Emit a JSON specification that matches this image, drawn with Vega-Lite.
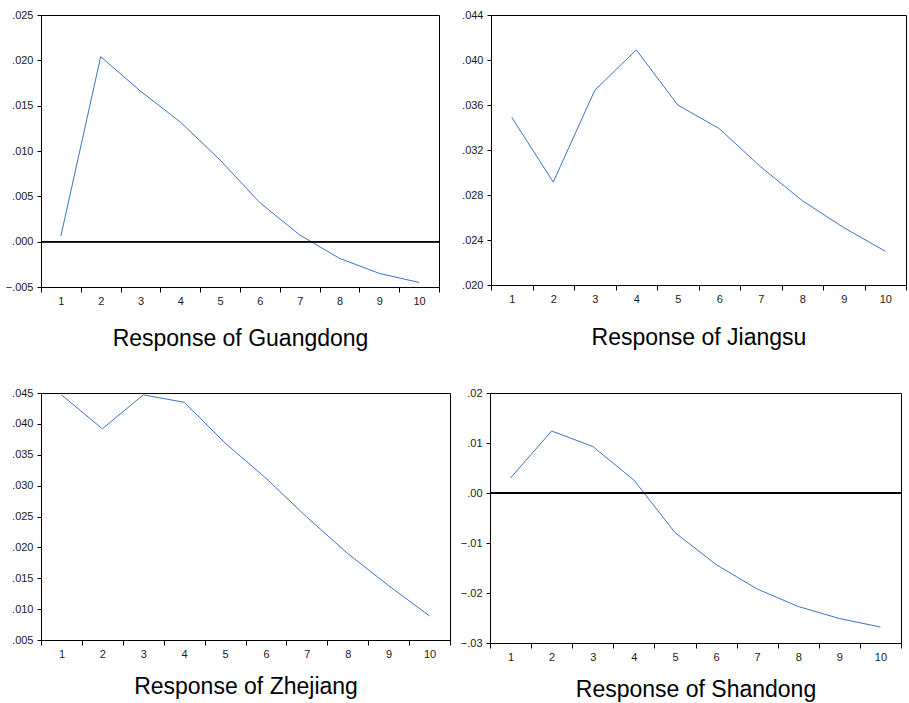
{
  "$schema": "https://vega.github.io/schema/vega-lite/v6.json",
  "background": "white",
  "padding": {"left": 0, "top": 8, "right": 0, "bottom": 0},
  "config": {
    "view": {"stroke": "black", "strokeWidth": 1},
    "axis": {
      "grid": false,
      "domainColor": "black",
      "tickColor": "black",
      "labelFont": "Liberation Sans",
      "labelFontSize": 11,
      "labelColor": "#1a1a1a",
      "titleFont": "Liberation Sans",
      "titleFontSize": 23,
      "titleFontWeight": "normal",
      "titleColor": "black"
    },
    "axisY": {"tickSize": 4, "labelPadding": 4, "title": null},
    "axisX": {"tickSize": 5, "labelPadding": 3, "labelAngle": 0, "tickBand": "extent"}
  },
  "datasets": {
    "irf": [
      {"region": "Guangdong", "period": 1, "value": 0.00063},
      {"region": "Guangdong", "period": 2, "value": 0.0204},
      {"region": "Guangdong", "period": 3, "value": 0.0166},
      {"region": "Guangdong", "period": 4, "value": 0.0132},
      {"region": "Guangdong", "period": 5, "value": 0.0090},
      {"region": "Guangdong", "period": 6, "value": 0.0043},
      {"region": "Guangdong", "period": 7, "value": 0.00074},
      {"region": "Guangdong", "period": 8, "value": -0.00184},
      {"region": "Guangdong", "period": 9, "value": -0.0035},
      {"region": "Guangdong", "period": 10, "value": -0.0045},
      {"region": "Jiangsu", "period": 1, "value": 0.0349},
      {"region": "Jiangsu", "period": 2, "value": 0.02915},
      {"region": "Jiangsu", "period": 3, "value": 0.0373},
      {"region": "Jiangsu", "period": 4, "value": 0.0409},
      {"region": "Jiangsu", "period": 5, "value": 0.0360},
      {"region": "Jiangsu", "period": 6, "value": 0.0339},
      {"region": "Jiangsu", "period": 7, "value": 0.0305},
      {"region": "Jiangsu", "period": 8, "value": 0.0275},
      {"region": "Jiangsu", "period": 9, "value": 0.0251},
      {"region": "Jiangsu", "period": 10, "value": 0.0230},
      {"region": "Zhejiang", "period": 1, "value": 0.0447},
      {"region": "Zhejiang", "period": 2, "value": 0.0392},
      {"region": "Zhejiang", "period": 3, "value": 0.0447},
      {"region": "Zhejiang", "period": 4, "value": 0.0435},
      {"region": "Zhejiang", "period": 5, "value": 0.0369},
      {"region": "Zhejiang", "period": 6, "value": 0.0312},
      {"region": "Zhejiang", "period": 7, "value": 0.0249},
      {"region": "Zhejiang", "period": 8, "value": 0.0190},
      {"region": "Zhejiang", "period": 9, "value": 0.0138},
      {"region": "Zhejiang", "period": 10, "value": 0.0089},
      {"region": "Shandong", "period": 1, "value": 0.0030},
      {"region": "Shandong", "period": 2, "value": 0.0124},
      {"region": "Shandong", "period": 3, "value": 0.0093},
      {"region": "Shandong", "period": 4, "value": 0.0026},
      {"region": "Shandong", "period": 5, "value": -0.0079},
      {"region": "Shandong", "period": 6, "value": -0.0143},
      {"region": "Shandong", "period": 7, "value": -0.0192},
      {"region": "Shandong", "period": 8, "value": -0.0227},
      {"region": "Shandong", "period": 9, "value": -0.0251},
      {"region": "Shandong", "period": 10, "value": -0.0268}
    ]
  },
  "spacing": 35,
  "vconcat": [
    {
      "spacing": 16,
      "hconcat": [
        {
          "width": 398, "height": 272,
          "data": {"name": "irf"},
          "transform": [{"filter": "datum.region === 'Guangdong'"}],
          "layer": [
            {
              "mark": {"type": "line", "color": "#3c73c8", "strokeWidth": 1},
              "encoding": {
                "x": {"field": "period", "type": "ordinal", "scale": {"type": "band", "paddingInner": 0, "paddingOuter": 0},
                      "axis": {"title": "Response of Guangdong", "titlePadding": 21}},
                "y": {"field": "value", "type": "quantitative",
                      "scale": {"domain": [-0.005, 0.025], "nice": false, "zero": false},
                      "axis": {"values": [-0.005, 0, 0.005, 0.01, 0.015, 0.02, 0.025], "labelExpr": "replace(format(datum.value, '.3f'), '0.', '.')", "minExtent": 33, "maxExtent": 33}}
              }
            },
            {
              "mark": {"type": "rule", "color": "black", "strokeWidth": 1},
              "encoding": {"y": {"datum": 0, "type": "quantitative"}}
            }
          ]
        },
        {
          "width": 415, "height": 270,
          "data": {"name": "irf"},
          "transform": [{"filter": "datum.region === 'Jiangsu'"}],
          "layer": [
            {
              "mark": {"type": "line", "color": "#3c73c8", "strokeWidth": 1},
              "encoding": {
                "x": {"field": "period", "type": "ordinal", "scale": {"type": "band", "paddingInner": 0, "paddingOuter": 0},
                      "axis": {"title": "Response of Jiangsu", "titlePadding": 22}},
                "y": {"field": "value", "type": "quantitative",
                      "scale": {"domain": [0.02, 0.044], "nice": false, "zero": false},
                      "axis": {"values": [0.02, 0.024, 0.028, 0.032, 0.036, 0.04, 0.044], "labelExpr": "replace(format(datum.value, '.3f'), '0.', '.')", "minExtent": 34, "maxExtent": 34}}
              }
            }
          ]
        }
      ]
    },
    {
      "spacing": 8,
      "hconcat": [
        {
          "width": 409, "height": 247,
          "data": {"name": "irf"},
          "transform": [{"filter": "datum.region === 'Zhejiang'"}],
          "layer": [
            {
              "mark": {"type": "line", "color": "#3c73c8", "strokeWidth": 1},
              "encoding": {
                "x": {"field": "period", "type": "ordinal", "scale": {"type": "band", "paddingInner": 0, "paddingOuter": 0},
                      "axis": {"title": "Response of Zhejiang", "titlePadding": 16}},
                "y": {"field": "value", "type": "quantitative",
                      "scale": {"domain": [0.005, 0.045], "nice": false, "zero": false},
                      "axis": {"values": [0.005, 0.01, 0.015, 0.02, 0.025, 0.03, 0.035, 0.04, 0.045], "labelExpr": "replace(format(datum.value, '.3f'), '0.', '.')", "minExtent": 40, "maxExtent": 40}}
              }
            }
          ]
        },
        {
          "width": 411, "height": 250,
          "data": {"name": "irf"},
          "transform": [{"filter": "datum.region === 'Shandong'"}],
          "layer": [
            {
              "mark": {"type": "line", "color": "#3c73c8", "strokeWidth": 1},
              "encoding": {
                "x": {"field": "period", "type": "ordinal", "scale": {"type": "band", "paddingInner": 0, "paddingOuter": 0},
                      "axis": {"title": "Response of Shandong", "titlePadding": 16}},
                "y": {"field": "value", "type": "quantitative",
                      "scale": {"domain": [-0.03, 0.02], "nice": false, "zero": false},
                      "axis": {"values": [-0.03, -0.02, -0.01, 0, 0.01, 0.02], "labelExpr": "replace(format(datum.value, '.2f'), '0.', '.')", "minExtent": 28, "maxExtent": 28}}
              }
            },
            {
              "mark": {"type": "rule", "color": "black", "strokeWidth": 1},
              "encoding": {"y": {"datum": 0, "type": "quantitative"}}
            }
          ]
        }
      ]
    }
  ]
}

Problem to work on -> Write the lines above out again exactly, without any of their pictures.

Response to the exercise ->
Emit a JSON specification that matches this image, drawn with Vega-Lite.
{
  "$schema": "https://vega.github.io/schema/vega-lite/v6.json",
  "background": "white",
  "padding": {"left": 0, "top": 8, "right": 0, "bottom": 0},
  "config": {
    "view": {"stroke": "black", "strokeWidth": 1},
    "axis": {
      "grid": false,
      "domainColor": "black",
      "tickColor": "black",
      "labelFont": "Liberation Sans",
      "labelFontSize": 11,
      "labelColor": "#1a1a1a",
      "titleFont": "Liberation Sans",
      "titleFontSize": 23,
      "titleFontWeight": "normal",
      "titleColor": "black"
    },
    "axisY": {"tickSize": 4, "labelPadding": 4, "title": null},
    "axisX": {"tickSize": 5, "labelPadding": 3, "labelAngle": 0, "tickBand": "extent"}
  },
  "datasets": {
    "irf": [
      {"region": "Guangdong", "period": 1, "value": 0.00063},
      {"region": "Guangdong", "period": 2, "value": 0.0204},
      {"region": "Guangdong", "period": 3, "value": 0.0166},
      {"region": "Guangdong", "period": 4, "value": 0.0132},
      {"region": "Guangdong", "period": 5, "value": 0.0090},
      {"region": "Guangdong", "period": 6, "value": 0.0043},
      {"region": "Guangdong", "period": 7, "value": 0.00074},
      {"region": "Guangdong", "period": 8, "value": -0.00184},
      {"region": "Guangdong", "period": 9, "value": -0.0035},
      {"region": "Guangdong", "period": 10, "value": -0.0045},
      {"region": "Jiangsu", "period": 1, "value": 0.0349},
      {"region": "Jiangsu", "period": 2, "value": 0.02915},
      {"region": "Jiangsu", "period": 3, "value": 0.0373},
      {"region": "Jiangsu", "period": 4, "value": 0.0409},
      {"region": "Jiangsu", "period": 5, "value": 0.0360},
      {"region": "Jiangsu", "period": 6, "value": 0.0339},
      {"region": "Jiangsu", "period": 7, "value": 0.0305},
      {"region": "Jiangsu", "period": 8, "value": 0.0275},
      {"region": "Jiangsu", "period": 9, "value": 0.0251},
      {"region": "Jiangsu", "period": 10, "value": 0.0230},
      {"region": "Zhejiang", "period": 1, "value": 0.0447},
      {"region": "Zhejiang", "period": 2, "value": 0.0392},
      {"region": "Zhejiang", "period": 3, "value": 0.0447},
      {"region": "Zhejiang", "period": 4, "value": 0.0435},
      {"region": "Zhejiang", "period": 5, "value": 0.0369},
      {"region": "Zhejiang", "period": 6, "value": 0.0312},
      {"region": "Zhejiang", "period": 7, "value": 0.0249},
      {"region": "Zhejiang", "period": 8, "value": 0.0190},
      {"region": "Zhejiang", "period": 9, "value": 0.0138},
      {"region": "Zhejiang", "period": 10, "value": 0.0089},
      {"region": "Shandong", "period": 1, "value": 0.0030},
      {"region": "Shandong", "period": 2, "value": 0.0124},
      {"region": "Shandong", "period": 3, "value": 0.0093},
      {"region": "Shandong", "period": 4, "value": 0.0026},
      {"region": "Shandong", "period": 5, "value": -0.0079},
      {"region": "Shandong", "period": 6, "value": -0.0143},
      {"region": "Shandong", "period": 7, "value": -0.0192},
      {"region": "Shandong", "period": 8, "value": -0.0227},
      {"region": "Shandong", "period": 9, "value": -0.0251},
      {"region": "Shandong", "period": 10, "value": -0.0268}
    ]
  },
  "spacing": 35,
  "vconcat": [
    {
      "spacing": 16,
      "hconcat": [
        {
          "width": 398, "height": 272,
          "data": {"name": "irf"},
          "transform": [{"filter": "datum.region === 'Guangdong'"}],
          "layer": [
            {
              "mark": {"type": "line", "color": "#3c73c8", "strokeWidth": 1},
              "encoding": {
                "x": {"field": "period", "type": "ordinal", "scale": {"type": "band", "paddingInner": 0, "paddingOuter": 0},
                      "axis": {"title": "Response of Guangdong", "titlePadding": 21}},
                "y": {"field": "value", "type": "quantitative",
                      "scale": {"domain": [-0.005, 0.025], "nice": false, "zero": false},
                      "axis": {"values": [-0.005, 0, 0.005, 0.01, 0.015, 0.02, 0.025], "labelExpr": "replace(format(datum.value, '.3f'), '0.', '.')", "minExtent": 33, "maxExtent": 33}}
              }
            },
            {
              "mark": {"type": "rule", "color": "black", "strokeWidth": 1},
              "encoding": {"y": {"datum": 0, "type": "quantitative"}}
            }
          ]
        },
        {
          "width": 415, "height": 270,
          "data": {"name": "irf"},
          "transform": [{"filter": "datum.region === 'Jiangsu'"}],
          "layer": [
            {
              "mark": {"type": "line", "color": "#3c73c8", "strokeWidth": 1},
              "encoding": {
                "x": {"field": "period", "type": "ordinal", "scale": {"type": "band", "paddingInner": 0, "paddingOuter": 0},
                      "axis": {"title": "Response of Jiangsu", "titlePadding": 22}},
                "y": {"field": "value", "type": "quantitative",
                      "scale": {"domain": [0.02, 0.044], "nice": false, "zero": false},
                      "axis": {"values": [0.02, 0.024, 0.028, 0.032, 0.036, 0.04, 0.044], "labelExpr": "replace(format(datum.value, '.3f'), '0.', '.')", "minExtent": 34, "maxExtent": 34}}
              }
            }
          ]
        }
      ]
    },
    {
      "spacing": 8,
      "hconcat": [
        {
          "width": 409, "height": 247,
          "data": {"name": "irf"},
          "transform": [{"filter": "datum.region === 'Zhejiang'"}],
          "layer": [
            {
              "mark": {"type": "line", "color": "#3c73c8", "strokeWidth": 1},
              "encoding": {
                "x": {"field": "period", "type": "ordinal", "scale": {"type": "band", "paddingInner": 0, "paddingOuter": 0},
                      "axis": {"title": "Response of Zhejiang", "titlePadding": 16}},
                "y": {"field": "value", "type": "quantitative",
                      "scale": {"domain": [0.005, 0.045], "nice": false, "zero": false},
                      "axis": {"values": [0.005, 0.01, 0.015, 0.02, 0.025, 0.03, 0.035, 0.04, 0.045], "labelExpr": "replace(format(datum.value, '.3f'), '0.', '.')", "minExtent": 40, "maxExtent": 40}}
              }
            }
          ]
        },
        {
          "width": 411, "height": 250,
          "data": {"name": "irf"},
          "transform": [{"filter": "datum.region === 'Shandong'"}],
          "layer": [
            {
              "mark": {"type": "line", "color": "#3c73c8", "strokeWidth": 1},
              "encoding": {
                "x": {"field": "period", "type": "ordinal", "scale": {"type": "band", "paddingInner": 0, "paddingOuter": 0},
                      "axis": {"title": "Response of Shandong", "titlePadding": 16}},
                "y": {"field": "value", "type": "quantitative",
                      "scale": {"domain": [-0.03, 0.02], "nice": false, "zero": false},
                      "axis": {"values": [-0.03, -0.02, -0.01, 0, 0.01, 0.02], "labelExpr": "replace(format(datum.value, '.2f'), '0.', '.')", "minExtent": 28, "maxExtent": 28}}
              }
            },
            {
              "mark": {"type": "rule", "color": "black", "strokeWidth": 1},
              "encoding": {"y": {"datum": 0, "type": "quantitative"}}
            }
          ]
        }
      ]
    }
  ]
}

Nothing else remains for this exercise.